_Short problem_. Transcribe all of the material exactly. Any picture in it should be left out.

_Given data_.
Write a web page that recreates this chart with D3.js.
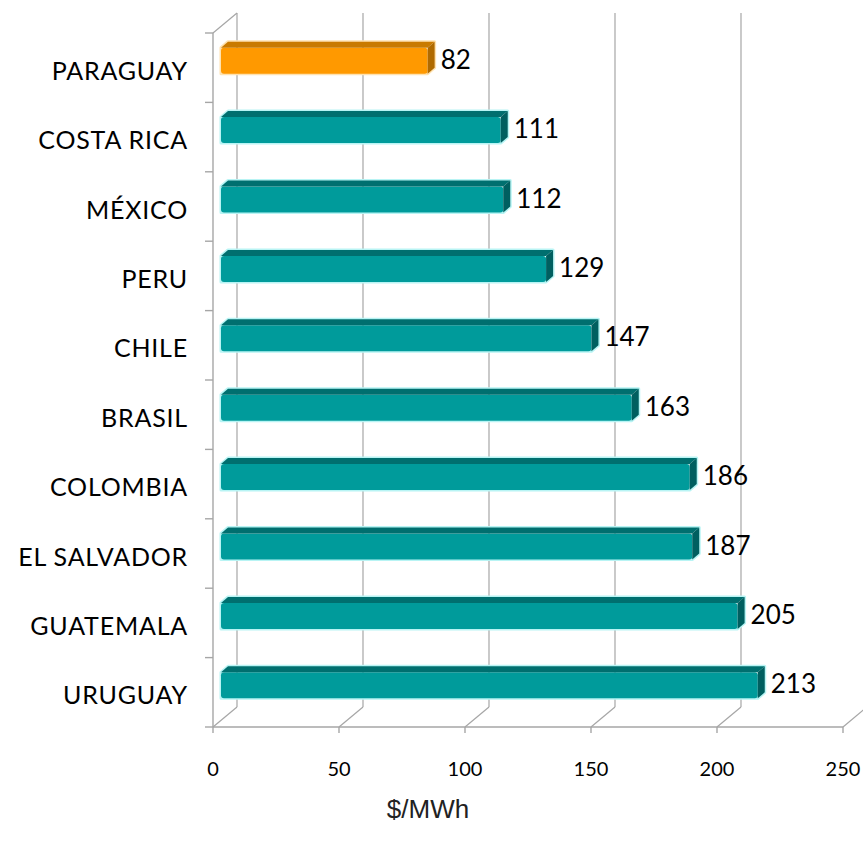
<html>
<head>
  <meta charset="utf-8">
  <script src="https://d3js.org/d3.v7.min.js"></script>
  <style>
    body { margin: 0; background: #fff; }
    .cat { font-family: Lato, "Open Sans", sans-serif; font-size: 25px; letter-spacing: 0.8px; fill: #000; }
    .val { font-family: Lato, "Open Sans", sans-serif; font-size: 26px; fill: #000; }
    .tick-x { font-family: Lato, "Open Sans", sans-serif; font-size: 20px; fill: #000; }
    .title { font-family: "Liberation Sans", Arial, sans-serif; font-size: 26px; fill: #222; }
  </style>
</head>
<body>
  <div id="chart"></div>
  <script>
    // data
    var countries = ['PARAGUAY', 'COSTA RICA', 'MÉXICO', 'PERU', 'CHILE', 'BRASIL',
                     'COLOMBIA', 'EL SALVADOR', 'GUATEMALA', 'URUGUAY'];
    var values = [82, 111, 112, 129, 147, 163, 186, 187, 205, 213];
    var highlight = ['PARAGUAY'];
    var xTicks = [0, 50, 100, 150, 200, 250];
    var axisTitle = '$/MWh';

    var W = 863, H = 849;
    var svg = d3.select('#chart').append('svg')
        .attr('width', W).attr('height', H);

    // scales (front plane)
    var x = d3.scaleLinear().domain([0, 250]).range([213, 843]);
    var y = d3.scaleBand().domain(countries).range([33, 727]);

    // 3d offsets
    var wallDx = 24, wallDy = -20;   // depth of the walls
    var barDx = 8, barDy = -7;       // bar front face offset
    var bdx = 7, bdy = -6;           // bar thickness in depth
    var barH = 26;
    var base = y.range()[1];

    var grid = '#a6a6a6';

    // back wall gridlines
    svg.selectAll('.gline').data(xTicks.slice(1)).enter().append('line')
        .attr('x1', function(d) { return x(d) + wallDx; })
        .attr('x2', function(d) { return x(d) + wallDx; })
        .attr('y1', y.range()[0] + wallDy).attr('y2', base + wallDy)
        .attr('stroke', grid).attr('stroke-width', 1.2);

    // floor diagonals
    svg.selectAll('.fline').data(xTicks).enter().append('line')
        .attr('x1', function(d) { return x(d); })
        .attr('x2', function(d) { return x(d) + wallDx; })
        .attr('y1', base).attr('y2', base + wallDy)
        .attr('stroke', grid).attr('stroke-width', 1.2);

    // left wall
    svg.append('line')
        .attr('x1', x(0) + wallDx).attr('x2', x(0) + wallDx)
        .attr('y1', y.range()[0] + wallDy).attr('y2', base + wallDy)
        .attr('stroke', grid).attr('stroke-width', 1.2);
    svg.append('line')
        .attr('x1', x(0)).attr('x2', x(0) + wallDx)
        .attr('y1', y.range()[0]).attr('y2', y.range()[0] + wallDy)
        .attr('stroke', grid).attr('stroke-width', 1.2);
    svg.append('line')
        .attr('x1', x(0)).attr('x2', x(0))
        .attr('y1', y.range()[0]).attr('y2', base)
        .attr('stroke', grid).attr('stroke-width', 1.4);

    // left ticks
    var yTickPos = countries.map(function(c) { return y(c); }).concat([base]);
    svg.selectAll('.ytick').data(yTickPos).enter().append('line')
        .attr('x1', x(0) - 8).attr('x2', x(0))
        .attr('y1', function(d) { return d; }).attr('y2', function(d) { return d; })
        .attr('stroke', grid).attr('stroke-width', 1.4);

    // bottom axis
    svg.append('line')
        .attr('x1', x(0)).attr('x2', x(250))
        .attr('y1', base).attr('y2', base)
        .attr('stroke', grid).attr('stroke-width', 1.4);
    svg.selectAll('.xtick').data(xTicks).enter().append('line')
        .attr('x1', function(d) { return x(d); }).attr('x2', function(d) { return x(d); })
        .attr('y1', base).attr('y2', base + 6)
        .attr('stroke', grid).attr('stroke-width', 1.4);

    svg.selectAll('.tick-x').data(xTicks).enter().append('text')
        .attr('class', 'tick-x')
        .attr('x', function(d) { return x(d); })
        .attr('y', 768)
        .attr('text-anchor', 'middle')
        .attr('dominant-baseline', 'central')
        .text(function(d) { return d; });

    // bars
    var data = countries.map(function(c, i) { return {name: c, value: values[i]}; });

    function colors(d) {
      if (highlight.indexOf(d.name) >= 0)
        return {front: '#ff9900', top: '#c97a00', side: '#b06a00', glow: '#ffe2b0'};
      return {front: '#009b9b', top: '#006f6f', side: '#005f60', glow: '#b8f4f4'};
    }

    var bars = svg.selectAll('.bar').data(data).enter().append('g').attr('class', 'bar');

    bars.each(function(d) {
      var g = d3.select(this);
      var c = colors(d);
      var cy = y(d.name) + y.bandwidth() / 2 + barDy;
      var x0 = x(0) + barDx, x1 = x(d.value) + barDx;
      var yt = cy - barH / 2, yb = cy + barH / 2;

      // glow outline
      g.append('path')
          .attr('d', 'M' + x0 + ',' + yt + 'L' + (x0 + bdx) + ',' + (yt + bdy) +
               'L' + (x1 + bdx) + ',' + (yt + bdy) + 'L' + (x1 + bdx) + ',' + (yb + bdy) +
               'L' + x1 + ',' + yb + 'L' + x0 + ',' + yb + 'Z')
          .attr('fill', 'none').attr('stroke', c.glow).attr('stroke-width', 3)
          .attr('stroke-linejoin', 'round');
      // front
      g.append('rect')
          .attr('x', x0).attr('y', yt)
          .attr('width', x1 - x0).attr('height', barH)
          .attr('rx', 3)
          .attr('fill', c.front);
      // top
      g.append('path')
          .attr('d', 'M' + x0 + ',' + yt + 'L' + x1 + ',' + yt +
               'L' + (x1 + bdx) + ',' + (yt + bdy) + 'L' + (x0 + bdx) + ',' + (yt + bdy) + 'Z')
          .attr('fill', c.top);
      // side
      g.append('path')
          .attr('d', 'M' + x1 + ',' + yt + 'L' + (x1 + bdx) + ',' + (yt + bdy) +
               'L' + (x1 + bdx) + ',' + (yb + bdy) + 'L' + x1 + ',' + yb + 'Z')
          .attr('fill', c.side);

      g.append('text')
          .attr('class', 'val')
          .attr('x', x1 + bdx + 6)
          .attr('y', cy - 2)
          .attr('dominant-baseline', 'central')
          .text(d.value);
    });

    // category labels
    svg.selectAll('.cat').data(countries).enter().append('text')
        .attr('class', 'cat')
        .attr('x', 188)
        .attr('y', function(d) { return y(d) + y.bandwidth() / 2 + 2; })
        .attr('text-anchor', 'end')
        .attr('dominant-baseline', 'central')
        .text(function(d) { return d; });

    // axis title
    svg.append('text')
        .attr('class', 'title')
        .attr('x', 428).attr('y', 809)
        .attr('text-anchor', 'middle')
        .attr('dominant-baseline', 'central')
        .text(axisTitle);
  </script>
</body>
</html>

_Answer in full_.
Write a web page that recreates this chart with D3.js.
<html>
<head>
  <meta charset="utf-8">
  <script src="https://d3js.org/d3.v7.min.js"></script>
  <style>
    body { margin: 0; background: #fff; }
    .cat { font-family: Lato, "Open Sans", sans-serif; font-size: 25px; letter-spacing: 0.8px; fill: #000; }
    .val { font-family: Lato, "Open Sans", sans-serif; font-size: 26px; fill: #000; }
    .tick-x { font-family: Lato, "Open Sans", sans-serif; font-size: 20px; fill: #000; }
    .title { font-family: "Liberation Sans", Arial, sans-serif; font-size: 26px; fill: #222; }
  </style>
</head>
<body>
  <div id="chart"></div>
  <script>
    // data
    var countries = ['PARAGUAY', 'COSTA RICA', 'MÉXICO', 'PERU', 'CHILE', 'BRASIL',
                     'COLOMBIA', 'EL SALVADOR', 'GUATEMALA', 'URUGUAY'];
    var values = [82, 111, 112, 129, 147, 163, 186, 187, 205, 213];
    var highlight = ['PARAGUAY'];
    var xTicks = [0, 50, 100, 150, 200, 250];
    var axisTitle = '$/MWh';

    var W = 863, H = 849;
    var svg = d3.select('#chart').append('svg')
        .attr('width', W).attr('height', H);

    // scales (front plane)
    var x = d3.scaleLinear().domain([0, 250]).range([213, 843]);
    var y = d3.scaleBand().domain(countries).range([33, 727]);

    // 3d offsets
    var wallDx = 24, wallDy = -20;   // depth of the walls
    var barDx = 8, barDy = -7;       // bar front face offset
    var bdx = 7, bdy = -6;           // bar thickness in depth
    var barH = 26;
    var base = y.range()[1];

    var grid = '#a6a6a6';

    // back wall gridlines
    svg.selectAll('.gline').data(xTicks.slice(1)).enter().append('line')
        .attr('x1', function(d) { return x(d) + wallDx; })
        .attr('x2', function(d) { return x(d) + wallDx; })
        .attr('y1', y.range()[0] + wallDy).attr('y2', base + wallDy)
        .attr('stroke', grid).attr('stroke-width', 1.2);

    // floor diagonals
    svg.selectAll('.fline').data(xTicks).enter().append('line')
        .attr('x1', function(d) { return x(d); })
        .attr('x2', function(d) { return x(d) + wallDx; })
        .attr('y1', base).attr('y2', base + wallDy)
        .attr('stroke', grid).attr('stroke-width', 1.2);

    // left wall
    svg.append('line')
        .attr('x1', x(0) + wallDx).attr('x2', x(0) + wallDx)
        .attr('y1', y.range()[0] + wallDy).attr('y2', base + wallDy)
        .attr('stroke', grid).attr('stroke-width', 1.2);
    svg.append('line')
        .attr('x1', x(0)).attr('x2', x(0) + wallDx)
        .attr('y1', y.range()[0]).attr('y2', y.range()[0] + wallDy)
        .attr('stroke', grid).attr('stroke-width', 1.2);
    svg.append('line')
        .attr('x1', x(0)).attr('x2', x(0))
        .attr('y1', y.range()[0]).attr('y2', base)
        .attr('stroke', grid).attr('stroke-width', 1.4);

    // left ticks
    var yTickPos = countries.map(function(c) { return y(c); }).concat([base]);
    svg.selectAll('.ytick').data(yTickPos).enter().append('line')
        .attr('x1', x(0) - 8).attr('x2', x(0))
        .attr('y1', function(d) { return d; }).attr('y2', function(d) { return d; })
        .attr('stroke', grid).attr('stroke-width', 1.4);

    // bottom axis
    svg.append('line')
        .attr('x1', x(0)).attr('x2', x(250))
        .attr('y1', base).attr('y2', base)
        .attr('stroke', grid).attr('stroke-width', 1.4);
    svg.selectAll('.xtick').data(xTicks).enter().append('line')
        .attr('x1', function(d) { return x(d); }).attr('x2', function(d) { return x(d); })
        .attr('y1', base).attr('y2', base + 6)
        .attr('stroke', grid).attr('stroke-width', 1.4);

    svg.selectAll('.tick-x').data(xTicks).enter().append('text')
        .attr('class', 'tick-x')
        .attr('x', function(d) { return x(d); })
        .attr('y', 768)
        .attr('text-anchor', 'middle')
        .attr('dominant-baseline', 'central')
        .text(function(d) { return d; });

    // bars
    var data = countries.map(function(c, i) { return {name: c, value: values[i]}; });

    function colors(d) {
      if (highlight.indexOf(d.name) >= 0)
        return {front: '#ff9900', top: '#c97a00', side: '#b06a00', glow: '#ffe2b0'};
      return {front: '#009b9b', top: '#006f6f', side: '#005f60', glow: '#b8f4f4'};
    }

    var bars = svg.selectAll('.bar').data(data).enter().append('g').attr('class', 'bar');

    bars.each(function(d) {
      var g = d3.select(this);
      var c = colors(d);
      var cy = y(d.name) + y.bandwidth() / 2 + barDy;
      var x0 = x(0) + barDx, x1 = x(d.value) + barDx;
      var yt = cy - barH / 2, yb = cy + barH / 2;

      // glow outline
      g.append('path')
          .attr('d', 'M' + x0 + ',' + yt + 'L' + (x0 + bdx) + ',' + (yt + bdy) +
               'L' + (x1 + bdx) + ',' + (yt + bdy) + 'L' + (x1 + bdx) + ',' + (yb + bdy) +
               'L' + x1 + ',' + yb + 'L' + x0 + ',' + yb + 'Z')
          .attr('fill', 'none').attr('stroke', c.glow).attr('stroke-width', 3)
          .attr('stroke-linejoin', 'round');
      // front
      g.append('rect')
          .attr('x', x0).attr('y', yt)
          .attr('width', x1 - x0).attr('height', barH)
          .attr('rx', 3)
          .attr('fill', c.front);
      // top
      g.append('path')
          .attr('d', 'M' + x0 + ',' + yt + 'L' + x1 + ',' + yt +
               'L' + (x1 + bdx) + ',' + (yt + bdy) + 'L' + (x0 + bdx) + ',' + (yt + bdy) + 'Z')
          .attr('fill', c.top);
      // side
      g.append('path')
          .attr('d', 'M' + x1 + ',' + yt + 'L' + (x1 + bdx) + ',' + (yt + bdy) +
               'L' + (x1 + bdx) + ',' + (yb + bdy) + 'L' + x1 + ',' + yb + 'Z')
          .attr('fill', c.side);

      g.append('text')
          .attr('class', 'val')
          .attr('x', x1 + bdx + 6)
          .attr('y', cy - 2)
          .attr('dominant-baseline', 'central')
          .text(d.value);
    });

    // category labels
    svg.selectAll('.cat').data(countries).enter().append('text')
        .attr('class', 'cat')
        .attr('x', 188)
        .attr('y', function(d) { return y(d) + y.bandwidth() / 2 + 2; })
        .attr('text-anchor', 'end')
        .attr('dominant-baseline', 'central')
        .text(function(d) { return d; });

    // axis title
    svg.append('text')
        .attr('class', 'title')
        .attr('x', 428).attr('y', 809)
        .attr('text-anchor', 'middle')
        .attr('dominant-baseline', 'central')
        .text(axisTitle);
  </script>
</body>
</html>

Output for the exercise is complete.